Enlightened, because his analysis of contemporary medicine illuminated some roots of key ethical dilemmas we're facing today, such as "when does life begin and end?" and "what is the appropriate role of the doctor in a doctor-patient relationship?" Solomon pointed out that with the leaps and bounds medicine took in the 20th century, our association of health with the good life rocketed through the roof-- other values we thought necessary for the good life were "grabbed up" by medicine. Solomon, taking us back to the "old days," reminded us of the time when the kids who sat in the back of the class and use their pencils and paper as airborne weapons to launch at their fellow students used to be smacked with a paddle. Now we diagnose them with attention defecit and send them to the nurse for drugs. The anecdote is laughable, but all too true.
This week, Nietzsche seems to be following me around everywhere I go! Surely when he proposed health and sickness as new standards of value he did not intend to limit this to physical health. But when scientific breakthroughs offer medical solutions to human problems as basic as depression, behavioral issues, when we have labeled the alcoholic as "diseased," it's clear that health has trumped the other values on our "wanted" list. We've jumped at the chance to secure the good life for ourselves by means of surefire, empirically tested methods.
But this puts an enormous amount of pressure on doctors; the doctor-patient relationship is continually corroded by the lopsided moral dependency of the patient on the diagnoser. Doctors, Solomon says, have taken the place of religious figures in our personal lives; we expect them not only to prescribe us with the right meds but to tell us whether we should take them or not. (Hello, moral ought. Welcome to Hillcrest Medical Hospital. Dr. Jones will be taking care of you today.)

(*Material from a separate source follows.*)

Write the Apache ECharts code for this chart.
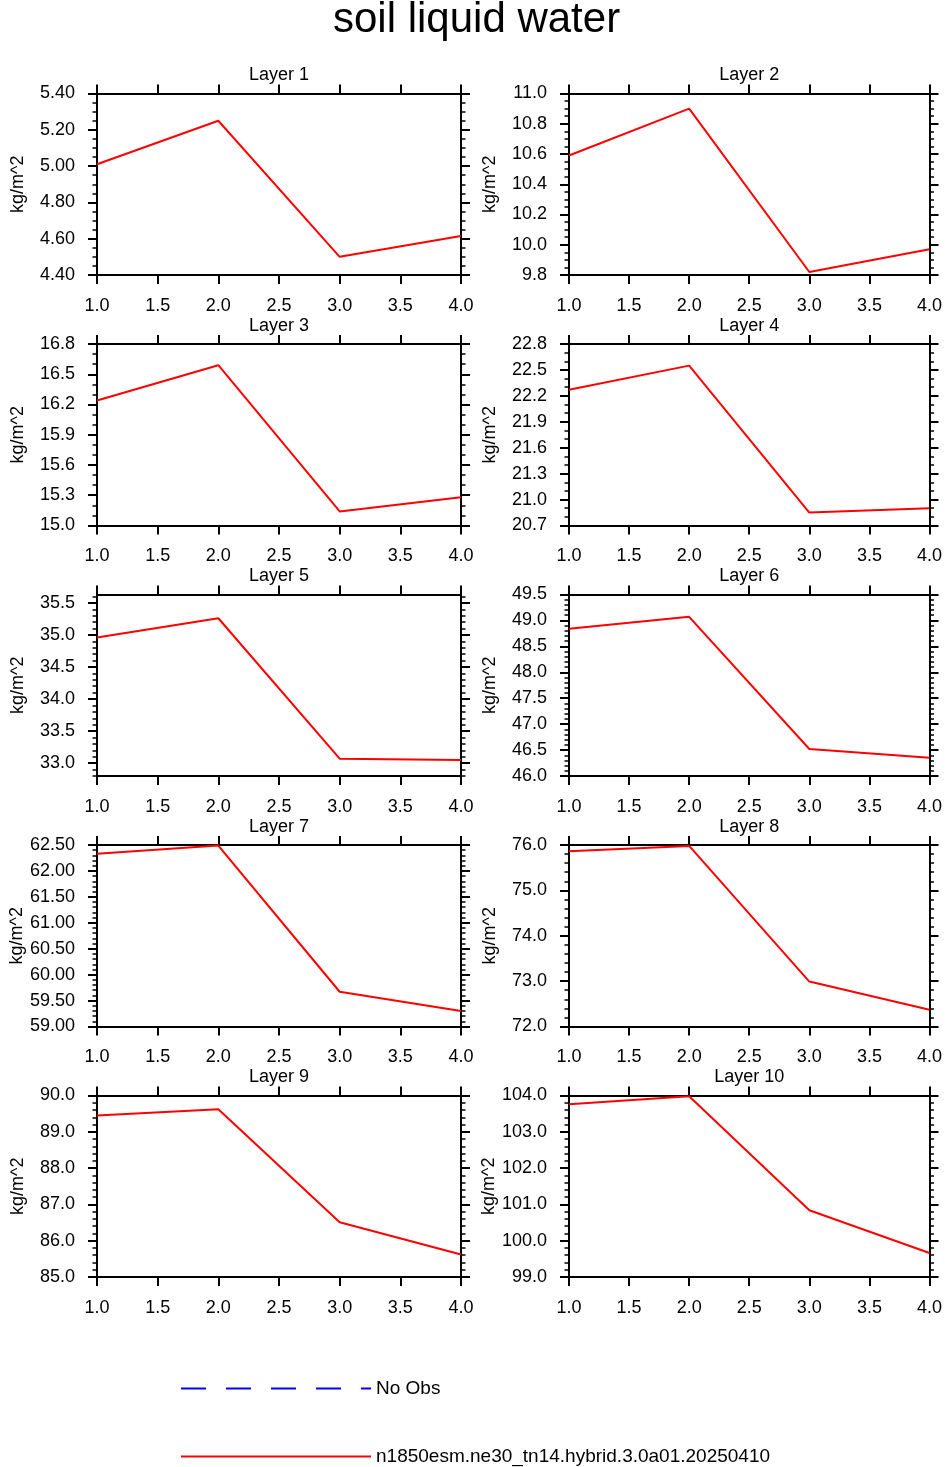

Doctors, in turn, are fleeing this weighty responsibility, one which they have in no way been trained to carry. Med school classes don't make sure every obstetrician reads Peter Singer on the status of a fetus before she graduates. My friend's mom's oncologist did not want to make the call on whether after two years of chemotherapy beating up her body and producing few desired results, she should try a new drug or accept that her time had come.

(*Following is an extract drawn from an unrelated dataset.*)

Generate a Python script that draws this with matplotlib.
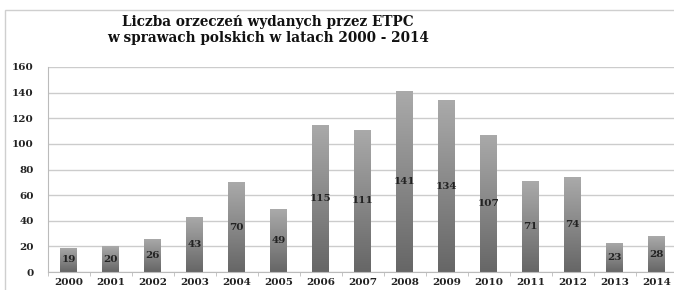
import numpy as np
import matplotlib.pyplot as plt
from matplotlib.colors import LinearSegmentedColormap
from matplotlib.patches import Rectangle

years = ['2000', '2001', '2002', '2003', '2004', '2005', '2006', '2007',
         '2008', '2009', '2010', '2011', '2012', '2013', '2014']
counts = [19, 20, 26, 43, 70, 49, 115, 111, 141, 134, 107, 71, 74, 23, 28]
yticks = [0, 20, 40, 60, 80, 100, 120, 140, 160]

plt.rcParams['font.family'] = 'DejaVu Serif'

fig = plt.figure(figsize=(6.74, 2.9), dpi=100)
# outer frame of the chart
fig.patches.append(Rectangle((5 / 674, -0.1), 1.2, (290 - 10) / 290 + 0.1,
                             transform=fig.transFigure, fill=False,
                             edgecolor='#cfcfcf', linewidth=1.0))

ax = fig.add_axes([47.5 / 674, 18 / 290, 630 / 674, 205 / 290])

x = np.arange(len(years))
bars = ax.bar(x, counts, width=0.4, color='none', edgecolor='none', zorder=2)

# vertical gradient, light at top and dark at bottom
cmap = LinearSegmentedColormap.from_list('g', ['#666666', '#aaaaaa'])
grad = np.linspace(0, 1, 256).reshape(-1, 1)
for b in bars:
    x0, y0 = b.get_x(), b.get_y()
    w, h = b.get_width(), b.get_height()
    im = ax.imshow(grad, cmap=cmap, origin='lower', aspect='auto',
                   extent=[x0, x0 + w, y0, y0 + h], zorder=2)
    im.set_clip_path(b)

for xi, v in zip(x, counts):
    ax.text(xi, v / 2, str(v), ha='center', va='center', fontsize=7.5,
            fontweight='bold', color='#222222', zorder=3)

ax.set_xlim(-0.5, len(years) - 0.5)
ax.set_ylim(0, 160)
ax.set_yticks(yticks)
ax.set_yticklabels([str(t) for t in yticks], fontsize=7.5, fontweight='bold',
                   color='#222222')
ax.set_xticks(x)
ax.set_xticklabels(years, fontsize=7.5, fontweight='bold', color='#222222')
ax.set_xticks(np.arange(-0.5, len(years)), minor=True)
ax.tick_params(axis='x', which='major', length=0, pad=4)
ax.tick_params(axis='x', which='minor', length=3, color='#bbbbbb')
ax.tick_params(axis='y', length=0, pad=10)

ax.grid(axis='y', color='#cccccc', linewidth=1.0, zorder=0)
ax.set_axisbelow(True)
for s in ['top', 'right']:
    ax.spines[s].set_visible(False)
ax.spines['left'].set_color('#bbbbbb')
ax.spines['bottom'].set_color('#bbbbbb')

fig.text(268 / 674, 1 - 22 / 290, 'Liczba orzeczeń wydanych przez ETPC',
         ha='center', va='center', fontsize=9.8, fontweight='bold',
         color='#111111')
fig.text(268 / 674, 1 - 38 / 290, 'w sprawach polskich w latach 2000 - 2014',
         ha='center', va='center', fontsize=9.8, fontweight='bold',
         color='#111111')

fig.savefig('out.png', dpi=100)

This affects liberal democracy (or perhaps liberal democracy affects it), argues Solomon, because we are committed to the "membership" property. All members of our society have unalienable rights to happiness and unquestionable dignity; so who's in and who's out? Once we start questioning who merits membership, we all feel threatened; if the elderly lady down the street is "useless" and a "burden" on society (utilitarians and consequentialists ike Peter Singer and Michael Tooley are actually claiming this, not a joke...), then at what age will I be like her and be thrown out of the club? The prestige of medicine, says Solomon, can lead us t other confusions of value. The strong man trumps the weak. The net product of a country of healthy citizens is greater than the net value of a country with large populations of elderly, indigents, babies...Nietzsche, meet capitalism.

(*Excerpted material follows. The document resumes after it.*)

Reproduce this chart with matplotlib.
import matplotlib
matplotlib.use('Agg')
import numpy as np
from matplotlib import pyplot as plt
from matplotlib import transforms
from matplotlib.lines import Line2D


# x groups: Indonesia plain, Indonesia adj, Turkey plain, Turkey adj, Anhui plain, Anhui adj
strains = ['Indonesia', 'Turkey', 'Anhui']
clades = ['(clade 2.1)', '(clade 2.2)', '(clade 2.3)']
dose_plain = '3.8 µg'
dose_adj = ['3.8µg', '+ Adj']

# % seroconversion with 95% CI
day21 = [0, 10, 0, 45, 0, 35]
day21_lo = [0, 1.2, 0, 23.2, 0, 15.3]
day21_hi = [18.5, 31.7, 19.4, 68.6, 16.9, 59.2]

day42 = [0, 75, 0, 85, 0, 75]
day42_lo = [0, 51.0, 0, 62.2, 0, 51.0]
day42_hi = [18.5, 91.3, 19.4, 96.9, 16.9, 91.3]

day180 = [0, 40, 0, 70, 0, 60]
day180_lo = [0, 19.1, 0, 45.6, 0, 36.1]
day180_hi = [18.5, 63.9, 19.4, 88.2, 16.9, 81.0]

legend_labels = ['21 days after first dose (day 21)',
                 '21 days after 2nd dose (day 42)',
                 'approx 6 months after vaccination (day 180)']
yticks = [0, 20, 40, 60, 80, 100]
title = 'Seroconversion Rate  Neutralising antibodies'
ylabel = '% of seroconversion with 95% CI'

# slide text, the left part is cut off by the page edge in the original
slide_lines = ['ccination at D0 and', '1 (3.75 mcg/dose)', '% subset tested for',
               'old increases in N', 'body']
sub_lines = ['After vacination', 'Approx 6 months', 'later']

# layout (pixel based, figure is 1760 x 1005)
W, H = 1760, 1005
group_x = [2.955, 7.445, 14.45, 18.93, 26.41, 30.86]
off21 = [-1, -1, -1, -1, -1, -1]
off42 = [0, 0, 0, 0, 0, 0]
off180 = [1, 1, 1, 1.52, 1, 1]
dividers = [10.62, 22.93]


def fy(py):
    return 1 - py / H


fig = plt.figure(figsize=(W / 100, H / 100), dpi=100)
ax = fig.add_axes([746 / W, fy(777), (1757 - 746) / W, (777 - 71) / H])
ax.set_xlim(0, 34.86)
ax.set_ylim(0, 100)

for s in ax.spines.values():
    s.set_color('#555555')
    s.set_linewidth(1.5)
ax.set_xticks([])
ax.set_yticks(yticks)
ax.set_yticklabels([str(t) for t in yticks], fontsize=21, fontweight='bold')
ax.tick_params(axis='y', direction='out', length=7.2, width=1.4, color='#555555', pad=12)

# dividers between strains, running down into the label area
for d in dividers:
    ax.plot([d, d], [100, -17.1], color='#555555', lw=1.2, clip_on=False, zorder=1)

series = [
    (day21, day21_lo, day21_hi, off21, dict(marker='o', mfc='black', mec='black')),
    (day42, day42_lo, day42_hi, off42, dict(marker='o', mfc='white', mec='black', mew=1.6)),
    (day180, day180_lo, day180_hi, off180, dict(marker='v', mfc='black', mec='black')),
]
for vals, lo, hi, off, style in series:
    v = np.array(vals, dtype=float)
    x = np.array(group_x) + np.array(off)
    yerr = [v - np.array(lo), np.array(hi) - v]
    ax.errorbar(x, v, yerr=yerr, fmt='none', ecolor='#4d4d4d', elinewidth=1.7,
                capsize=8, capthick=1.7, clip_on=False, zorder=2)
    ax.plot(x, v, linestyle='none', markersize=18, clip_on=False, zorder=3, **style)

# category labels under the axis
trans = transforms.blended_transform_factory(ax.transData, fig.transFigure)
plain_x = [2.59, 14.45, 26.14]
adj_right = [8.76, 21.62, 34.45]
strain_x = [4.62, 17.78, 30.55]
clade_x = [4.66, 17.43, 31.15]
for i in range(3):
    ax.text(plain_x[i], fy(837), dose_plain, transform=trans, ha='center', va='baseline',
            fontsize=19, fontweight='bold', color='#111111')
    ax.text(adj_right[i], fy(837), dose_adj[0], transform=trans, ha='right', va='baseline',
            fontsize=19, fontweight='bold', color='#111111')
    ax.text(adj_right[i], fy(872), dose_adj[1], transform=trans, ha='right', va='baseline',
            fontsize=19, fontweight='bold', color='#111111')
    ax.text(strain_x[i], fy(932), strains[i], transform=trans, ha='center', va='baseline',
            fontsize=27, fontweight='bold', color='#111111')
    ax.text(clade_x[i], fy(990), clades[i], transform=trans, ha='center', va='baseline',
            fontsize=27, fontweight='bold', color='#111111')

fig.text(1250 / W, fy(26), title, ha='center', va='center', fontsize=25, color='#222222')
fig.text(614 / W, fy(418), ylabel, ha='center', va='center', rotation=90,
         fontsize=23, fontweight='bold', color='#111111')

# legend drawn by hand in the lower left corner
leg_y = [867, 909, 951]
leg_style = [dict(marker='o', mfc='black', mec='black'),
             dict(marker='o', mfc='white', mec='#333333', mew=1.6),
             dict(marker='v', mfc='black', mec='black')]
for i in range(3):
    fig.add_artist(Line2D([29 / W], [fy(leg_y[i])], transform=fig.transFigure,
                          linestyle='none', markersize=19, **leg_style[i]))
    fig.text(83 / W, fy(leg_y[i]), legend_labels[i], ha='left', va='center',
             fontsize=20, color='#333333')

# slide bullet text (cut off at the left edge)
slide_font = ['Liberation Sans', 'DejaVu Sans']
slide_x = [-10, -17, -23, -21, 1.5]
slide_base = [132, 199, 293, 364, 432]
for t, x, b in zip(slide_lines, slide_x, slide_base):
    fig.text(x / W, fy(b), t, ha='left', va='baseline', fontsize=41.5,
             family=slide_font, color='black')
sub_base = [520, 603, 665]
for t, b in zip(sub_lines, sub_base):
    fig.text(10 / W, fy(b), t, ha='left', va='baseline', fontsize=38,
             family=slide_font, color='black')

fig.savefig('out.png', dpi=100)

Solomon argues that we need an arena for all members of the community to come together and have meaningful discussion on these basic ethical issues in place of lugging the sack of them into our doctors' offices and hospitals. What do we want? What do we need for human flourishing? Dr. Solomon suggests that the philosophy of psychology Anscombe called for to pave the way for a fresh look at ethics has been done in the last 50 years-- perhaps we are ready to start recovering moral philosophy.